Editor:
Thank you for drawing community attention to the mental health climate in Humboldt ("Heartbreaking," Feb. 21).
I've lost dear friends in our therapeutic desert up here. Dawn Mulderig, Anthony Sanger: each possessing a special genius, and many more wandering the midnight streets trailing their baggage.
The changes over the years have not been good. County services are ever more like a drug vending machine. The buffering effect on mental crises of human contact is disappearing: more cars than faces, people in check-out lines with ear buds and eyes locked to their phones.
No refuge. No bathrooms. Separators on benches.
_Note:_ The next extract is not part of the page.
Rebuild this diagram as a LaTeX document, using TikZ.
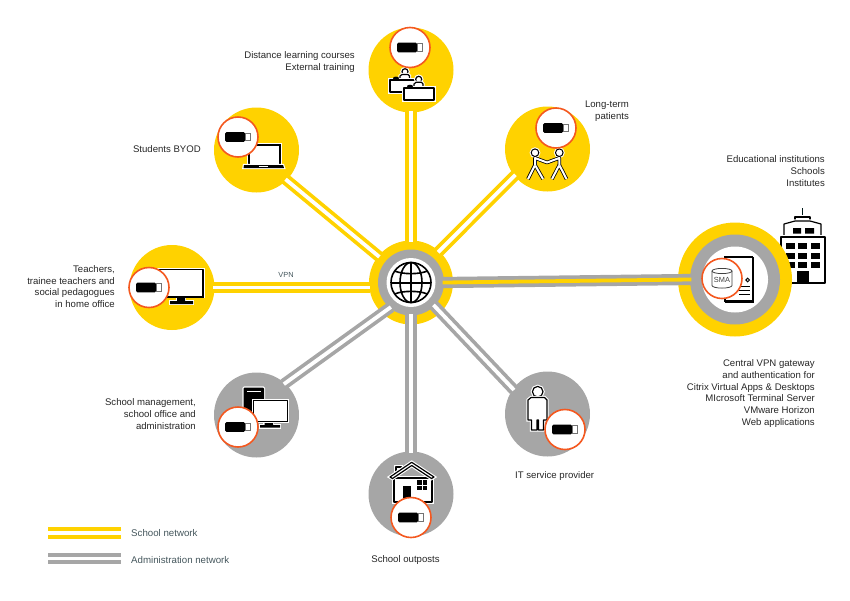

A yard owner forced by the county to cut the trees along his stream and man on daily patrol so that homeless people cannot hide.
Our society provides less and less in the way of moral guidance, and my own equilibrium would be disrupted if I were living outdoors in weather like this week's. Your articles hinted at long-term hospitalization for the mentally ill but, remember, these institutions were called "snake pits" back when Gov. Reagan opened their doors.
Thank you for appealing to our own vestigial impulses of brotherly/sisterly love. As the sociologist Emil Durkheim remarked, "Individuals are too closely involved in the life of a society for it to be sick without their being affected. Its suffering inevitably becomes theirs."